Reread your farm business plan
Identify what’s working and specifically what isn’t and why
Specify the barrier to addressing the problem you identified
Ask yourself why this issue causes an emotional response
Farm stress can also arise when making decisions with a group, such as family farm partners.
Denise Filipchuck, a Saskatchewan-based farm management consultant and financial planner, says stress management means everyone brings their best communications practices to the meeting table.
Practice listening with the intent of understanding, rather than just waiting for your turn to speak. And, she adds, take short breaks when signs of stress start to manifest physically, such as heavy breathing, sweating and louder and increasingly antagonistic conversation.
“Try to cool off and come back. It doesn’t have to be long.

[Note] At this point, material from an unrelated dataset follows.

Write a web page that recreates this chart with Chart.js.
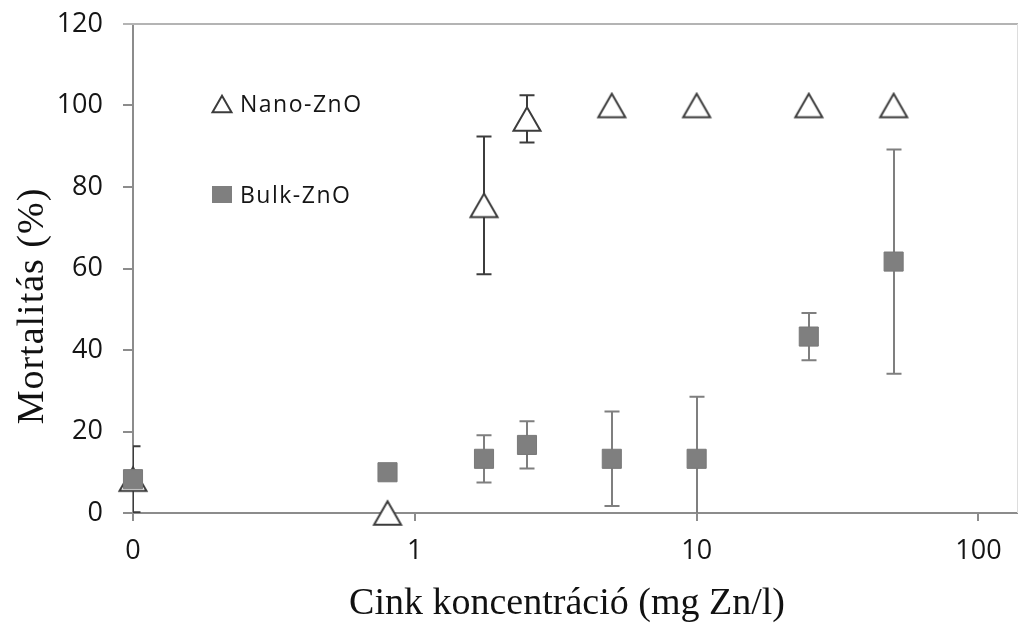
<!DOCTYPE html>
<html>
<head>
<meta charset="utf-8">
<script src="https://cdn.jsdelivr.net/npm/chart.js@4.4.1/dist/chart.umd.min.js"></script>
<style>
  html, body { margin: 0; padding: 0; background: #ffffff; }
  #wrap { width: 1018px; height: 623px; }
</style>
</head>
<body>
<div id="wrap"><canvas id="chart" width="1018" height="623"></canvas></div>
<script>
// Zinc concentration (mg Zn/l) and mortality (%) with standard deviations
const concentrations = [0.1, 0.8, 1.76, 2.5, 5, 10, 25, 50];
const nanoMortality  = [8.3, 0, 75.5, 96.7, 100, 100, 100, 100];
const nanoError      = [8.1, 0, 16.9, 5.8, 0, 0, 0, 0];
const bulkMortality  = [8.3, 10, 13.3, 16.7, 13.3, 13.3, 43.3, 61.7];
const bulkError      = [0, 0, 5.8, 5.8, 11.6, 15.2, 5.8, 27.5];

const xTickValues = [0.1, 1, 10, 100];
const xTickLabels = ['0', '1', '10', '100'];
const yTickValues = [0, 20, 40, 60, 80, 100, 120];
const yTickLabels = ['0', '20', '40', '60', '80', '100', '120'];

const seriesNames = ['Nano-ZnO', 'Bulk-ZnO'];
const xTitle = 'Cink koncentráció (mg Zn/l)';
const yTitle = 'Mortalitás (%)';

const AXIS = '#8c8c8c';
const TEXT = '#151515';
const NANO_STROKE = '#3c3c3c';
const BULK_FILL = '#7f7f7f';

// Open triangle marker, centred on its bounding box
function makeTriangle(w, lw, stroke) {
  const h = w * Math.sqrt(3) / 2;
  const c = document.createElement('canvas');
  c.width = Math.ceil(w + lw * 2 + 1) & ~1;
  c.height = Math.ceil(h + lw * 2 + 1) & ~1;
  const g = c.getContext('2d');
  const cx = c.width / 2, cy = c.height / 2;
  g.beginPath();
  g.moveTo(cx, cy - h / 2);
  g.lineTo(cx + w / 2, cy + h / 2);
  g.lineTo(cx - w / 2, cy + h / 2);
  g.closePath();
  g.fillStyle = '#ffffff';
  g.fill();
  g.lineWidth = lw;
  g.lineJoin = 'miter';
  g.strokeStyle = stroke;
  g.stroke();
  return c;
}
const triangleMarker = makeTriangle(27, 2, NANO_STROKE);
const triangleLegend = makeTriangle(19, 2, NANO_STROKE);

// Vertical error bars with caps, drawn underneath the markers
const errorBars = {
  id: 'errorBars',
  beforeDatasetsDraw(chart) {
    const { ctx, chartArea: a, scales: { x, y } } = chart;
    ctx.save();
    ctx.beginPath();
    ctx.rect(a.left, a.top, a.right - a.left, a.bottom - a.top);
    ctx.clip();
    chart.data.datasets.forEach(ds => {
      ds.data.forEach((p, i) => {
        const e = ds.errors[i];
        if (!e) return;
        const px = Math.round(x.getPixelForValue(p.x));
        const top = y.getPixelForValue(p.y + e);
        const bot = y.getPixelForValue(p.y - e);
        ctx.strokeStyle = ds.errorColor;
        ctx.lineWidth = 2;
        ctx.beginPath();
        ctx.moveTo(px, top); ctx.lineTo(px, bot);
        ctx.moveTo(px - 7.5, top); ctx.lineTo(px + 7.5, top);
        ctx.moveTo(px - 7.5, bot); ctx.lineTo(px + 7.5, bot);
        ctx.stroke();
      });
    });
    ctx.restore();
  }
};

// Plot frame, axis titles and the in-plot legend
const decorations = {
  id: 'decorations',
  beforeDatasetsDraw(chart) {
    const { ctx, chartArea: a } = chart;
    ctx.save();
    ctx.strokeStyle = '#b4b4b4';
    ctx.lineWidth = 2;
    ctx.beginPath();
    ctx.moveTo(a.left - 10, a.top);
    ctx.lineTo(a.right + 1, a.top);
    ctx.stroke();
    ctx.strokeStyle = '#dddddd';
    ctx.lineWidth = 1;
    ctx.beginPath();
    ctx.moveTo(a.right + 0.5, a.top);
    ctx.lineTo(a.right + 0.5, a.bottom);
    ctx.stroke();
    ctx.restore();
  },
  afterDraw(chart) {
    const { ctx, chartArea: a } = chart;
    ctx.save();
    ctx.fillStyle = '#111111';
    ctx.font = '38px "Liberation Serif"';
    ctx.textAlign = 'center';
    ctx.textBaseline = 'alphabetic';
    ctx.fillText(xTitle, a.left + 434, 614);
    ctx.translate(43, a.top + 282);
    ctx.rotate(-Math.PI / 2);
    ctx.letterSpacing = '1px';
    ctx.fillText(yTitle, 0, 0);
    ctx.restore();

    ctx.save();
    const lx = a.left + 89, ly1 = a.top + 80, ly2 = a.top + 171;
    ctx.drawImage(triangleLegend, lx - triangleLegend.width / 2, ly1 - triangleLegend.height / 2);
    ctx.fillStyle = BULK_FILL;
    ctx.fillRect(lx - 10, ly2 - 9, 20, 17);
    ctx.fillStyle = TEXT;
    ctx.font = '23px "Open Sans"';
    ctx.textAlign = 'left';
    ctx.textBaseline = 'middle';
    ctx.letterSpacing = '1.5px';
    ctx.fillText(seriesNames[0], lx + 18, ly1 + 1);
    ctx.fillText(seriesNames[1], lx + 18, ly2 + 1);
    ctx.restore();
  }
};

// Axis boxes have fixed sizes so the plot area sits where it should
function zeroPadding(s) {
  s.paddingLeft = 0; s.paddingRight = 0; s.paddingTop = 0; s.paddingBottom = 0;
}

const tickFont = { family: 'Open Sans', size: 27 };

new Chart(document.getElementById('chart'), {
  type: 'scatter',
  data: {
    datasets: [
      {
        label: seriesNames[0],
        data: concentrations.map((x, i) => ({ x, y: nanoMortality[i] })),
        errors: nanoError,
        errorColor: NANO_STROKE,
        pointStyle: triangleMarker,
        pointRadius: 14,
        showLine: false,
        clip: false,
        order: 2
      },
      {
        label: seriesNames[1],
        data: concentrations.map((x, i) => ({ x, y: bulkMortality[i] })),
        errors: bulkError,
        errorColor: BULK_FILL,
        pointStyle: 'rect',
        pointRadius: 13.5,
        backgroundColor: BULK_FILL,
        borderColor: '#797979',
        borderWidth: 1,
        showLine: false,
        clip: false,
        order: 1
      }
    ]
  },
  options: {
    responsive: false,
    devicePixelRatio: 1,
    animation: false,
    events: [],
    layout: { autoPadding: false, padding: { top: 24, right: 1, left: 0, bottom: 0 } },
    plugins: { legend: { display: false }, tooltip: { enabled: false } },
    scales: {
      x: {
        type: 'logarithmic',
        min: 0.1,
        max: 137,
        afterBuildTicks: s => { s.ticks = xTickValues.map(v => ({ value: v })); },
        afterFit: s => { s.height = 110; zeroPadding(s); },
        ticks: {
          callback: (v, i) => xTickLabels[i],
          font: tickFont,
          color: TEXT,
          padding: 14,
          maxRotation: 0,
          autoSkip: false
        },
        grid: { display: true, drawOnChartArea: false, drawTicks: true, tickLength: 8, color: AXIS, lineWidth: 2 },
        border: { display: true, color: AXIS, width: 2 }
      },
      y: {
        min: 0,
        max: 120,
        afterBuildTicks: s => { s.ticks = yTickValues.map(v => ({ value: v })); },
        afterFit: s => { s.width = 133; zeroPadding(s); },
        ticks: {
          callback: (v, i) => yTickLabels[i],
          font: tickFont,
          color: TEXT,
          padding: 20
        },
        grid: { display: true, drawOnChartArea: false, drawTicks: true, tickLength: 10, color: AXIS, lineWidth: 2 },
        border: { display: true, color: AXIS, width: 2 }
      }
    }
  },
  plugins: [errorBars, decorations]
});
</script>
</body>
</html>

Even 20 or 30 minutes is enough to come back to a state where you can be yourself,” says Filipchuck, noting good communication highlights facts and eliminates assumptions.
When uncertain times hit the farm, employees can also feel and share the anxiety.
A business and human resource plan can help ease communication with employees during such times, according to Jennifer Wright, acting executive director and director of programs, operations and partnerships for the Canadian Agricultural Human Resource Council.
While it’s impossible to forecast every potential situation, giving thought to best and worst case scenarios mitigate stress when issues do arise and help you plan the conversation with employees.
Wright suggests keeping the following in mind when communicating with employees during stressful times on the farm:
Don’t be reactionary with communications
Avoid negative off-the-cuff remarks
Don’t speculate without sufficient information
Balance providing employees enough information with telling them every detail
“Ensure what you’re saying is accurate. Something could happen, and you think the sky is falling, but if you stop and think it through, it might not actually appear that way,” Wright says. “Communicate when you have concrete data and when you’re fairly certain about what’s going to happen.”
Our emotions can be closely linked with decision-making on the farm, especially during stressful or uncertain times. Balancing our emotions and logic is an important management skill that will help us, our farm partners and our employees. Planning, being honest with yourself and communicating the facts to employees can help mitigate the negative impacts of stress.